Chilean President Boric unveils economic recovery plan
Chile's president Gabriel Boric announced an economic recovery plan worth US$3.7 billion that envisages the creation of half a million jobs.
Chile's new leftist president, Gabriel Boric, whose election in December was met with market scepticism, announced an economic recovery plan worth US$3.7 billion Thursday that envisages the creation of half a million jobs.
The millennial leader also promised a freeze on public transport ticket prices whose increase sparked protests in 2019 against economic hardship and deep-rooted social inequality.
With the Chilean economy showing signs of a slowdown after rebounding in 2021 on the back of the worst phase of the pandemic, Boric announced a plan he called "Active Chile."
"We know that this recovery plan is just a start," he said in the capital Santiago. "Big changes are not achieved overnight, and to be sustainable over time, they must be responsibly implemented."
Some US$1.3 billion will be dispersed directly to families in need, US$1.4 billion will go towards job creation, and another billion to propping up small and medium enterprises, Boric announced.
Chile's unemployment rate is 7.5 percent.
The plan's freeze on public transport prices applies to sales in the year 2022 and comes despite global fuel price rises.
Boric had campaigned on a promise to install a "welfare state" in Chile, one of the world's most socially unequal nations.
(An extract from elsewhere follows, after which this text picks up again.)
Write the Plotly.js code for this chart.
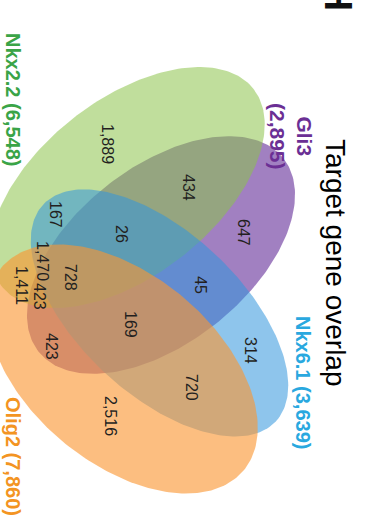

He pledged after his election to "expand social rights" but to do so with "fiscal responsibility."
"We will do it protecting our macro-economy," he said at the time.
The Santiago Stock Exchange closed 6.18 percent lower on Boric's win over neoliberal rival José Antonio Kast, and the Chilean peso plummeted to a historic low to the US dollar.
Chile's GDP grew 11.7 percent in 2021, spurred by government grants amounting to some US$3 billion to stimulate a pandemic-ravaged economy and individual withdrawals from private pension funds totalling US$50 billion.
The spending boost triggered inflation, which is expected to reach 10 percent by mid-2022. Last week, the Central Bank reduced growth projections for 2022.